Task data.

......

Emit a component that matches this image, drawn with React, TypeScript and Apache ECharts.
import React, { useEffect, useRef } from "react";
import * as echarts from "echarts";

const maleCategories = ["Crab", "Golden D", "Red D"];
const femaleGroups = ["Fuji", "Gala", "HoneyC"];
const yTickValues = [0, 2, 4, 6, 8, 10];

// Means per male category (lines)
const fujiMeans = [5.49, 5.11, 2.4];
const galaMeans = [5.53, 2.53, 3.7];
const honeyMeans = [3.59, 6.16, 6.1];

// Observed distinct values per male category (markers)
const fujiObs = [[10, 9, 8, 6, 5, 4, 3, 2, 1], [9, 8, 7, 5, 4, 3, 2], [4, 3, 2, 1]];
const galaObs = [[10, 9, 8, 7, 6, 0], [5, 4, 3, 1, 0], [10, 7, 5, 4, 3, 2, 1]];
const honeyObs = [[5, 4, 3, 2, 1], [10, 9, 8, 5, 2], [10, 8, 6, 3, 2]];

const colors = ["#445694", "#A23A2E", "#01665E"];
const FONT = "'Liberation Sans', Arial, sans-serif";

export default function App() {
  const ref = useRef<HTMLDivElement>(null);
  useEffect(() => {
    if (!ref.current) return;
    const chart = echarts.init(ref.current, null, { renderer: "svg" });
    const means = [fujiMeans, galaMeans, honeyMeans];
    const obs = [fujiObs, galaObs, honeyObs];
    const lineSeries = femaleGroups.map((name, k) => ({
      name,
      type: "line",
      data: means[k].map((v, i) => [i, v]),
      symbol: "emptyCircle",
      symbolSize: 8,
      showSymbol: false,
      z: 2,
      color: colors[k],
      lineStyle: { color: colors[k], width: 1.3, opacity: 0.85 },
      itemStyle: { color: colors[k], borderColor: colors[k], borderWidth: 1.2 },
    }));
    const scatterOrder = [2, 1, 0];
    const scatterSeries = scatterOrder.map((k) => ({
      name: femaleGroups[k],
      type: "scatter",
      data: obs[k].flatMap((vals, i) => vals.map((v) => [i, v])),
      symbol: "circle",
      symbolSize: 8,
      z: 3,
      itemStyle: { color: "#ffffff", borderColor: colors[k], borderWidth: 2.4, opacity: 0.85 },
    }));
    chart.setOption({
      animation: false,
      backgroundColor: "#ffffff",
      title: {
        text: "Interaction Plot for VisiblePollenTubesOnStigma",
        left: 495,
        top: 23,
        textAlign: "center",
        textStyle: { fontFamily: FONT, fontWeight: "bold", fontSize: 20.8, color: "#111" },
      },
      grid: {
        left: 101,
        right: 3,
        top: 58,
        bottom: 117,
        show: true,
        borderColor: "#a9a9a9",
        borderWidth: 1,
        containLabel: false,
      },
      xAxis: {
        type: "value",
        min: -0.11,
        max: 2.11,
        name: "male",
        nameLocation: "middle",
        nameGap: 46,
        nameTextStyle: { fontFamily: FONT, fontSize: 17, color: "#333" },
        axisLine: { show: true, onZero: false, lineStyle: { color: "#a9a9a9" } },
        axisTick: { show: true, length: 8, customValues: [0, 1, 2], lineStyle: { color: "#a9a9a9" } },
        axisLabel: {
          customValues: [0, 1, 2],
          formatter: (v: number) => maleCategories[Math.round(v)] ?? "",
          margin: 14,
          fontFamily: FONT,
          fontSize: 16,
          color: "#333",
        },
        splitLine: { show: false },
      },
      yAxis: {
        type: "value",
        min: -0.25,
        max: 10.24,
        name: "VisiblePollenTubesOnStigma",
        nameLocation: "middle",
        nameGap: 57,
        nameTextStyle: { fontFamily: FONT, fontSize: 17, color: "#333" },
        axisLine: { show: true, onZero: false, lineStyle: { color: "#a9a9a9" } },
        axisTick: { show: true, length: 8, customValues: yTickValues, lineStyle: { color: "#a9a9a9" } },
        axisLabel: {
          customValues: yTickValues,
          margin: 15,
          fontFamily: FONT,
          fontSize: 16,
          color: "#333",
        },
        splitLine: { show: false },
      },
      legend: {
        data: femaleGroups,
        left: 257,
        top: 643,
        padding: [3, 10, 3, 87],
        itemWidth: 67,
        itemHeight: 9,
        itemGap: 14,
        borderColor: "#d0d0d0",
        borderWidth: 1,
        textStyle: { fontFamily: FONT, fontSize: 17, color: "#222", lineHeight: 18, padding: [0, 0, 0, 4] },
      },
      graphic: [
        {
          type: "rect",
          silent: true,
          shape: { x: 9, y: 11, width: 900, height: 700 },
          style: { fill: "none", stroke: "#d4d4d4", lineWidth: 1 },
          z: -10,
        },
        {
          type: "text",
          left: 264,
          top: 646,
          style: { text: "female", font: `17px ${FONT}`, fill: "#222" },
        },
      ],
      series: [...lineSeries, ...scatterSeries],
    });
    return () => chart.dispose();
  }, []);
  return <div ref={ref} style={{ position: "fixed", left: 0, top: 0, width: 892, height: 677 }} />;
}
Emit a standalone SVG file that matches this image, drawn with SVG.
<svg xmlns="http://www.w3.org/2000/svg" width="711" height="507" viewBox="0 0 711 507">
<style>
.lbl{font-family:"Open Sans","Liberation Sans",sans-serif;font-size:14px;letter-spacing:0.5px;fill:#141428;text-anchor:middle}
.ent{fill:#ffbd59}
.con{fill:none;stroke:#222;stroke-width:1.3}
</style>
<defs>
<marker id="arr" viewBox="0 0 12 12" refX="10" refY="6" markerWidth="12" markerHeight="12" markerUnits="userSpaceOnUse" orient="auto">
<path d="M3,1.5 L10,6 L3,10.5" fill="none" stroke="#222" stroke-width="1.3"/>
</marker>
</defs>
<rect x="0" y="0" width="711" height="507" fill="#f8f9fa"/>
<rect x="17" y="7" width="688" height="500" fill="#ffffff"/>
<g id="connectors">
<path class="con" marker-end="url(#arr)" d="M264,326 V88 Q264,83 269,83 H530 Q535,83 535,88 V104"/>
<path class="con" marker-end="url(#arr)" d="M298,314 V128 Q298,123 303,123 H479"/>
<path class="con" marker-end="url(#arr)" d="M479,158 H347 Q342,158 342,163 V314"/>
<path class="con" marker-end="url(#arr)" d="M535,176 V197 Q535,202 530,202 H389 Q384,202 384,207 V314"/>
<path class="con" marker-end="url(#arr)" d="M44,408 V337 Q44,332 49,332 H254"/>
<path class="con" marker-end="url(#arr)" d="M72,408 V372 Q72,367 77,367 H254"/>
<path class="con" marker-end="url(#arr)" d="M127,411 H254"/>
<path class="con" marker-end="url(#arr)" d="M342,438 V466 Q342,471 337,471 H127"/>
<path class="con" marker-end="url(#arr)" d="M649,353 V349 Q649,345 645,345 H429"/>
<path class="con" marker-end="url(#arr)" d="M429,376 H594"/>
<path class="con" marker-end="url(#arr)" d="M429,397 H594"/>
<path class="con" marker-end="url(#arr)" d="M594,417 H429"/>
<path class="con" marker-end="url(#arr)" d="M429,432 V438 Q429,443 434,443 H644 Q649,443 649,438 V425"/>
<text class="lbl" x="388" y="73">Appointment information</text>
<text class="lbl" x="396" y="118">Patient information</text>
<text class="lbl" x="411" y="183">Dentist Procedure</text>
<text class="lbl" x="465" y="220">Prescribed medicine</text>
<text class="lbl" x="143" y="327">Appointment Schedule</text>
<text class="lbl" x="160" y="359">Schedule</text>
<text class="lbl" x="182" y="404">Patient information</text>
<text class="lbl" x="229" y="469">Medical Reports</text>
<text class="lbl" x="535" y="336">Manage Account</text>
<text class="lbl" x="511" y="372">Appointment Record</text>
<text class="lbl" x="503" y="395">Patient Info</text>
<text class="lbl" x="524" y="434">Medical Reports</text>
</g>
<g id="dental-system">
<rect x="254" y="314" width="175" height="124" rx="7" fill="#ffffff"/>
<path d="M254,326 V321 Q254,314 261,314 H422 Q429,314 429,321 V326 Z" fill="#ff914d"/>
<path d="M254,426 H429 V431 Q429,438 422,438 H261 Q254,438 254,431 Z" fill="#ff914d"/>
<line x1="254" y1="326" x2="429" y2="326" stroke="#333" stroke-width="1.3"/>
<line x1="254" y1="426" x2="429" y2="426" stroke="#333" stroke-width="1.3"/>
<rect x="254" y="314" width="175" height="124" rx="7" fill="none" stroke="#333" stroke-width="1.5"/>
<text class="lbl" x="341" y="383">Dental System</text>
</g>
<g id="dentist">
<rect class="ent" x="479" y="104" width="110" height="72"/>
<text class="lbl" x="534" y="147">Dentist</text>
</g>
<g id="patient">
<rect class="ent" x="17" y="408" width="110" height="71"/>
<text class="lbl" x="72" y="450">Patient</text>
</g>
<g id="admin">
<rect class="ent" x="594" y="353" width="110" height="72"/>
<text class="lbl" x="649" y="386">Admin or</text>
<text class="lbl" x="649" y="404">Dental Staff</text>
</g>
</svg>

......

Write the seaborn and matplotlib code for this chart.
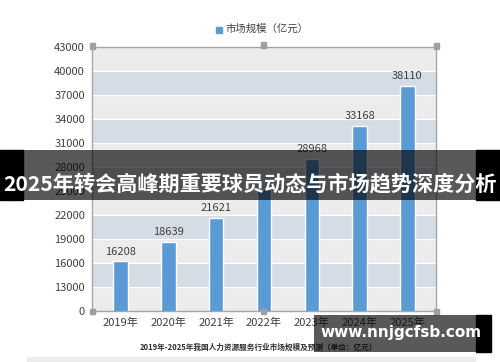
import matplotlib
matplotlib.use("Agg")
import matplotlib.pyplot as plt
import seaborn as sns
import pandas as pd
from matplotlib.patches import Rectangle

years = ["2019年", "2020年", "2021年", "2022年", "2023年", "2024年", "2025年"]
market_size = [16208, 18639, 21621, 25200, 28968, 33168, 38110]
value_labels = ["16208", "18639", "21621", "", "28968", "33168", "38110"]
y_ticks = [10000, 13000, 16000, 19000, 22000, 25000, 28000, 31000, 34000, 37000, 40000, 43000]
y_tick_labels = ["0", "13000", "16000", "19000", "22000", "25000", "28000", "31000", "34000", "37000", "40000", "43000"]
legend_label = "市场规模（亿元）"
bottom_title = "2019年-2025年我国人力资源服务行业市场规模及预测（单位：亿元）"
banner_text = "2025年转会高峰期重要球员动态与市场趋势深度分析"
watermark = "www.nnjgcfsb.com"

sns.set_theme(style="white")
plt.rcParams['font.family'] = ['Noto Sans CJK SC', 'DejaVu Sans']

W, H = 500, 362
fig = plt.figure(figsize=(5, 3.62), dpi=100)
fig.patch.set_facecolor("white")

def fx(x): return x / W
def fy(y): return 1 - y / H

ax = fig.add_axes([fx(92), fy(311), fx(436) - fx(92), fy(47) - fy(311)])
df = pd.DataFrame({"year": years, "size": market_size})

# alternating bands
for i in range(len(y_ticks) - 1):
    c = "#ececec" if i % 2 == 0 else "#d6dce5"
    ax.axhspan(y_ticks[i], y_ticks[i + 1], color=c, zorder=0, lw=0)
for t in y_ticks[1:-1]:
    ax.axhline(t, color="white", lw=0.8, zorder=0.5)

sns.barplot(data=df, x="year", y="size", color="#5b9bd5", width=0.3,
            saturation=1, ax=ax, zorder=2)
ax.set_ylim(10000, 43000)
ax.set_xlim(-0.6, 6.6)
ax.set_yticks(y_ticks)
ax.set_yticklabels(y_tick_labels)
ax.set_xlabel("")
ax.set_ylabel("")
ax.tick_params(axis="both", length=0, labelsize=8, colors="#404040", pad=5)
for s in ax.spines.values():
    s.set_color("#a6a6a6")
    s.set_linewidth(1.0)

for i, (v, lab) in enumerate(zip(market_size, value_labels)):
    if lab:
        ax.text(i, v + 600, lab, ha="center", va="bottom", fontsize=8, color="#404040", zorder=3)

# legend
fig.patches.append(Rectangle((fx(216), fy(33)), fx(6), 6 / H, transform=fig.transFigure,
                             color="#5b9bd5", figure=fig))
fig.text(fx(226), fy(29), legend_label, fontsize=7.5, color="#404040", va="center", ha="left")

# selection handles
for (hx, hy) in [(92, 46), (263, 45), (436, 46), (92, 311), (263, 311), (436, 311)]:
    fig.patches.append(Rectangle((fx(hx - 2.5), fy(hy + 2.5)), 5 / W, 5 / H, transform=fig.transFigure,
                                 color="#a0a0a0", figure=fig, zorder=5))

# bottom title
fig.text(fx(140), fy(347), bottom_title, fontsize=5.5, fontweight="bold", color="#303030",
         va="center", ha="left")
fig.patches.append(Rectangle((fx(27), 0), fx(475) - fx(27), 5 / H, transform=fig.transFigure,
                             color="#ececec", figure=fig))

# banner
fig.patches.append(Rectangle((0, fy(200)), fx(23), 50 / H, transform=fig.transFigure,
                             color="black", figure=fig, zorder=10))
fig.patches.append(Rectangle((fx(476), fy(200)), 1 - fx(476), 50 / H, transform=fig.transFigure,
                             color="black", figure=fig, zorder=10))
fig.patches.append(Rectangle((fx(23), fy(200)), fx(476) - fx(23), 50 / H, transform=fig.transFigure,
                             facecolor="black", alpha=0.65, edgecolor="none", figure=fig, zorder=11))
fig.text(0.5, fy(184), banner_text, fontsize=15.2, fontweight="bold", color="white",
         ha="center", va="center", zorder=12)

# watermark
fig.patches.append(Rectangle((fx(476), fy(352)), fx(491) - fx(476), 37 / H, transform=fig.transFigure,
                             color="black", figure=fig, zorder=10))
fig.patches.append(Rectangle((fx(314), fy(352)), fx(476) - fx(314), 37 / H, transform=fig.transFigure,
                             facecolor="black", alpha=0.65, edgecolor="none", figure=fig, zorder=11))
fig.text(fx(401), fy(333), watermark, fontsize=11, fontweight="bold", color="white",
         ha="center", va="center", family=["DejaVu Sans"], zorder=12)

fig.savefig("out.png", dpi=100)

......

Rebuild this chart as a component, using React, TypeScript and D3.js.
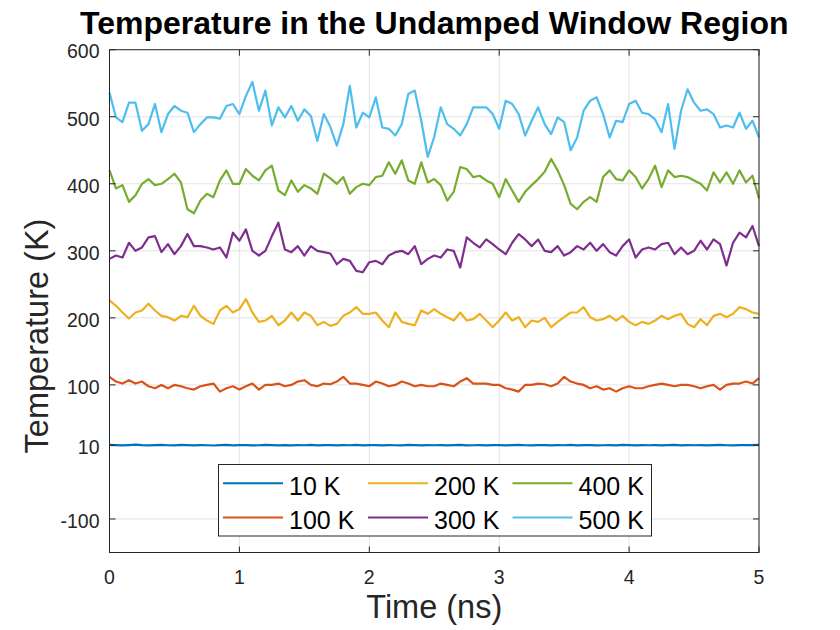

......

Write the lines again exactly, beginning at the line that has "Emit a component" and stopping after the line that has "import * as"; include no other lines.

Emit a component that matches this image, drawn with React, TypeScript and Apache ECharts.
import React, { useEffect, useRef } from "react";
import * as echarts from "echarts";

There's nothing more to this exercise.